Instruction:
All the data must come back unchanged, except that pictures are left out.

Source excerpt:
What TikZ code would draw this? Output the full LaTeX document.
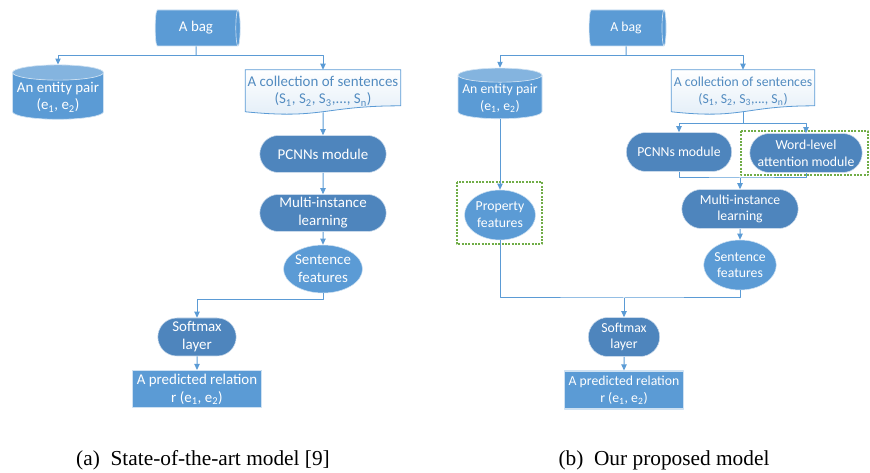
\documentclass[tikz,border=0pt]{standalone}
\usepackage{fontspec}
\setmainfont{Carlito}
\newfontfamily\capfont{Liberation Serif}
\usetikzlibrary{shapes.geometric,shapes.misc,arrows.meta,calc}
\definecolor{lblue}{HTML}{5B9BD5}
\definecolor{dblue}{HTML}{4E85BD}
\definecolor{dgreen}{HTML}{70AD47}
\pgfdeclarelayer{bg}
\pgfsetlayers{bg,main}
% document shape below a node: node, width, height (px)
\newcommand{\docshape}[3]{%
  \draw[doc] (#1.north west) -- (#1.north east) -- ++(0,0.802*#3)
    .. controls +(-0.5*#2,0) and +(0.5*#2,0.1735*#3) .. ($(#1.north west)+(0,0.934*#3)$) -- cycle;}

\begin{document}
\begin{tikzpicture}[x=0.75pt,y=-0.75pt,line join=round,
  >={Triangle[length=4.5pt,width=4pt]},
  font=\fontsize{11.2}{13.4}\selectfont,
  wh/.style 2 args={minimum width=#1*0.75pt,minimum height=#2*0.75pt},
  link/.style={draw=lblue,line width=0.75pt},
  stad/.style={rounded rectangle,fill=dblue,draw=white!70!dblue,line width=0.4pt,text=white,align=center,inner sep=1pt},
  oval/.style={ellipse,fill=lblue,draw=white!70!lblue,line width=0.4pt,text=white,align=center,inner sep=0pt},
  rect/.style={rectangle,fill=lblue,draw=white!70!lblue,line width=0.8pt,text=white,align=center,inner sep=1pt},
  % lying cylinder: width is across, height along the axis
  hcyl/.style={cylinder,aspect=0.28,fill=lblue,draw=white!70!lblue,line width=0.5pt,text=white,inner sep=1pt},
  vcyl/.style={cylinder,shape border rotate=90,aspect=0.18,cylinder uses custom fill,cylinder body fill=lblue,
    cylinder end fill=white!25!lblue,draw=white!70!lblue,line width=0.5pt,text=white,align=center,inner sep=1pt},
  doc/.style={draw=lblue,line width=0.6pt,top color=white,bottom color=lblue!18},
  coll/.style={text=lblue!90!black,align=center,inner sep=1pt},
  hl/.style={draw=dgreen,line width=0.8pt,dash pattern=on 1.5pt off 1pt},
  subcap/.style={font=\capfont\fontsize{16}{19}\selectfont,anchor=base}]
\useasboundingbox (0,0) rectangle (870,473);

% (a) state-of-the-art model
\node[hcyl,wh={36}{85}] (bagA) at (196,28) {A bag};
\node[vcyl,wh={91}{46}] (pairA) at (58,97) {An entity pair\\(e\textsubscript{1}, e\textsubscript{2})};
\node[coll,wh={155}{42}] (collA) at (323,91) {A collection of sentences\\(S\textsubscript{1}, S\textsubscript{2}, S\textsubscript{3},..., S\textsubscript{n})};
\node[stad,wh={129}{37}] (pcnnA) at (323,154) {PCNNs module};
\node[stad,wh={129}{37}] (milA) at (323,213) {Multi-instance\\learning};
\node[oval,wh={77}{48}] (sentA) at (323,269) {Sentence\\features};
\node[stad,wh={81}{38}] (softA) at (197,337) {Softmax\\layer};
\node[rect,wh={129}{37}] (predA) at (197,389) {A predicted relation\\r (e\textsubscript{1}, e\textsubscript{2})};

\coordinate (jA) at (196,56);
\coordinate (jB) at (197,300);
\draw[link] (bagA) -- (jA);
\draw[link,->] (jA) -| (pairA.north);
\draw[link,->] (jA) -| (collA.north);
\draw[link,->] (collA.south) -- (pcnnA);
\draw[link,->] (pcnnA) -- (milA);
\draw[link,->] (milA) -- (sentA);
\draw[link,->] (sentA.south) |- (jB) -- (softA.north);
\draw[link,->] (softA) -- (predA);

% (b) proposed model, drawn a little smaller
\begin{scope}[font=\fontsize{10.3}{12.6}\selectfont]
\node[hcyl,wh={36}{77}] (bagB) at (626,28) {A bag};
\node[vcyl,wh={84}{46}] (pairB) at (500,98) {An entity pair\\(e\textsubscript{1}, e\textsubscript{2})};
\node[coll,wh={143}{42}] (collB) at (743,91) {A collection of sentences\\(S\textsubscript{1}, S\textsubscript{2}, S\textsubscript{3},..., S\textsubscript{n})};
\node[stad,wh={108}{39}] (pcnnB) at (679,152) {PCNNs module};
\node[stad,wh={115}{39}] (wordB) at (806,153) {Word-level\\attention module};
\node[stad,wh={119}{39}] (milB) at (740,209) {Multi-instance\\learning};
\node[oval,wh={72}{50}] (sentB) at (740,265) {Sentence\\features};
\node[oval,wh={71}{50}] (propB) at (500,215) {Property\\features};
\node[stad,wh={74}{39}] (softB) at (624,337) {Softmax\\layer};
\node[rect,wh={119}{38}] (predB) at (624,390) {A predicted relation\\r (e\textsubscript{1}, e\textsubscript{2})};
\end{scope}
\draw[hl] (741,131) rectangle (868,175);
\draw[hl] (457,182) rectangle (542,244);

\coordinate (jC) at (626,56);
\coordinate (jD) at (743,124);
\coordinate (jE) at (740,178);
\coordinate (jF) at (624,298);
\draw[link] (bagB) -- (jC);
\draw[link,->] (jC) -| (pairB.north);
\draw[link,->] (jC) -| (collB.north);
\draw[link] (collB.south) -- (jD);
\draw[link,->] (jD) -| (pcnnB.north);
\draw[link,->] (jD) -| (wordB.north);
\draw[link] (pcnnB.south) |- (jE) -| (wordB.south);
\draw[link,->] (jE) -- (milB.north);
\draw[link,->] (milB) -- (sentB);
\draw[link,->] (pairB.south) -- (propB.north);
\draw[link] (propB.south) |- (jF) -| (sentB.south);
\draw[link,->] (jF) -- (softB.north);
\draw[link,->] (softB) -- (predB);

\begin{pgfonlayer}{bg}
\docshape{collA}{155}{45}
\docshape{collB}{143}{45}
\end{pgfonlayer}

\node[subcap] (capA) at (203,465) {(a)\hspace{0.5em}State-of-the-art model [9]};
\node[subcap] (capB) at (664,465) {(b)\hspace{0.5em}Our proposed model};
\end{tikzpicture}
\end{document}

The output:
What TikZ code would draw this? Output the full LaTeX document.
\documentclass[tikz,border=0pt]{standalone}
\usepackage{fontspec}
\setmainfont{Carlito}
\newfontfamily\capfont{Liberation Serif}
\usetikzlibrary{shapes.geometric,shapes.misc,arrows.meta,calc}
\definecolor{lblue}{HTML}{5B9BD5}
\definecolor{dblue}{HTML}{4E85BD}
\definecolor{dgreen}{HTML}{70AD47}
\pgfdeclarelayer{bg}
\pgfsetlayers{bg,main}
% document shape below a node: node, width, height (px)
\newcommand{\docshape}[3]{%
  \draw[doc] (#1.north west) -- (#1.north east) -- ++(0,0.802*#3)
    .. controls +(-0.5*#2,0) and +(0.5*#2,0.1735*#3) .. ($(#1.north west)+(0,0.934*#3)$) -- cycle;}

\begin{document}
\begin{tikzpicture}[x=0.75pt,y=-0.75pt,line join=round,
  >={Triangle[length=4.5pt,width=4pt]},
  font=\fontsize{11.2}{13.4}\selectfont,
  wh/.style 2 args={minimum width=#1*0.75pt,minimum height=#2*0.75pt},
  link/.style={draw=lblue,line width=0.75pt},
  stad/.style={rounded rectangle,fill=dblue,draw=white!70!dblue,line width=0.4pt,text=white,align=center,inner sep=1pt},
  oval/.style={ellipse,fill=lblue,draw=white!70!lblue,line width=0.4pt,text=white,align=center,inner sep=0pt},
  rect/.style={rectangle,fill=lblue,draw=white!70!lblue,line width=0.8pt,text=white,align=center,inner sep=1pt},
  % lying cylinder: width is across, height along the axis
  hcyl/.style={cylinder,aspect=0.28,fill=lblue,draw=white!70!lblue,line width=0.5pt,text=white,inner sep=1pt},
  vcyl/.style={cylinder,shape border rotate=90,aspect=0.18,cylinder uses custom fill,cylinder body fill=lblue,
    cylinder end fill=white!25!lblue,draw=white!70!lblue,line width=0.5pt,text=white,align=center,inner sep=1pt},
  doc/.style={draw=lblue,line width=0.6pt,top color=white,bottom color=lblue!18},
  coll/.style={text=lblue!90!black,align=center,inner sep=1pt},
  hl/.style={draw=dgreen,line width=0.8pt,dash pattern=on 1.5pt off 1pt},
  subcap/.style={font=\capfont\fontsize{16}{19}\selectfont,anchor=base}]
\useasboundingbox (0,0) rectangle (870,473);

% (a) state-of-the-art model
\node[hcyl,wh={36}{85}] (bagA) at (196,28) {A bag};
\node[vcyl,wh={91}{46}] (pairA) at (58,97) {An entity pair\\(e\textsubscript{1}, e\textsubscript{2})};
\node[coll,wh={155}{42}] (collA) at (323,91) {A collection of sentences\\(S\textsubscript{1}, S\textsubscript{2}, S\textsubscript{3},..., S\textsubscript{n})};
\node[stad,wh={129}{37}] (pcnnA) at (323,154) {PCNNs module};
\node[stad,wh={129}{37}] (milA) at (323,213) {Multi-instance\\learning};
\node[oval,wh={77}{48}] (sentA) at (323,269) {Sentence\\features};
\node[stad,wh={81}{38}] (softA) at (197,337) {Softmax\\layer};
\node[rect,wh={129}{37}] (predA) at (197,389) {A predicted relation\\r (e\textsubscript{1}, e\textsubscript{2})};

\coordinate (jA) at (196,56);
\coordinate (jB) at (197,300);
\draw[link] (bagA) -- (jA);
\draw[link,->] (jA) -| (pairA.north);
\draw[link,->] (jA) -| (collA.north);
\draw[link,->] (collA.south) -- (pcnnA);
\draw[link,->] (pcnnA) -- (milA);
\draw[link,->] (milA) -- (sentA);
\draw[link,->] (sentA.south) |- (jB) -- (softA.north);
\draw[link,->] (softA) -- (predA);

% (b) proposed model, drawn a little smaller
\begin{scope}[font=\fontsize{10.3}{12.6}\selectfont]
\node[hcyl,wh={36}{77}] (bagB) at (626,28) {A bag};
\node[vcyl,wh={84}{46}] (pairB) at (500,98) {An entity pair\\(e\textsubscript{1}, e\textsubscript{2})};
\node[coll,wh={143}{42}] (collB) at (743,91) {A collection of sentences\\(S\textsubscript{1}, S\textsubscript{2}, S\textsubscript{3},..., S\textsubscript{n})};
\node[stad,wh={108}{39}] (pcnnB) at (679,152) {PCNNs module};
\node[stad,wh={115}{39}] (wordB) at (806,153) {Word-level\\attention module};
\node[stad,wh={119}{39}] (milB) at (740,209) {Multi-instance\\learning};
\node[oval,wh={72}{50}] (sentB) at (740,265) {Sentence\\features};
\node[oval,wh={71}{50}] (propB) at (500,215) {Property\\features};
\node[stad,wh={74}{39}] (softB) at (624,337) {Softmax\\layer};
\node[rect,wh={119}{38}] (predB) at (624,390) {A predicted relation\\r (e\textsubscript{1}, e\textsubscript{2})};
\end{scope}
\draw[hl] (741,131) rectangle (868,175);
\draw[hl] (457,182) rectangle (542,244);

\coordinate (jC) at (626,56);
\coordinate (jD) at (743,124);
\coordinate (jE) at (740,178);
\coordinate (jF) at (624,298);
\draw[link] (bagB) -- (jC);
\draw[link,->] (jC) -| (pairB.north);
\draw[link,->] (jC) -| (collB.north);
\draw[link] (collB.south) -- (jD);
\draw[link,->] (jD) -| (pcnnB.north);
\draw[link,->] (jD) -| (wordB.north);
\draw[link] (pcnnB.south) |- (jE) -| (wordB.south);
\draw[link,->] (jE) -- (milB.north);
\draw[link,->] (milB) -- (sentB);
\draw[link,->] (pairB.south) -- (propB.north);
\draw[link] (propB.south) |- (jF) -| (sentB.south);
\draw[link,->] (jF) -- (softB.north);
\draw[link,->] (softB) -- (predB);

\begin{pgfonlayer}{bg}
\docshape{collA}{155}{45}
\docshape{collB}{143}{45}
\end{pgfonlayer}

\node[subcap] (capA) at (203,465) {(a)\hspace{0.5em}State-of-the-art model [9]};
\node[subcap] (capB) at (664,465) {(b)\hspace{0.5em}Our proposed model};
\end{tikzpicture}
\end{document}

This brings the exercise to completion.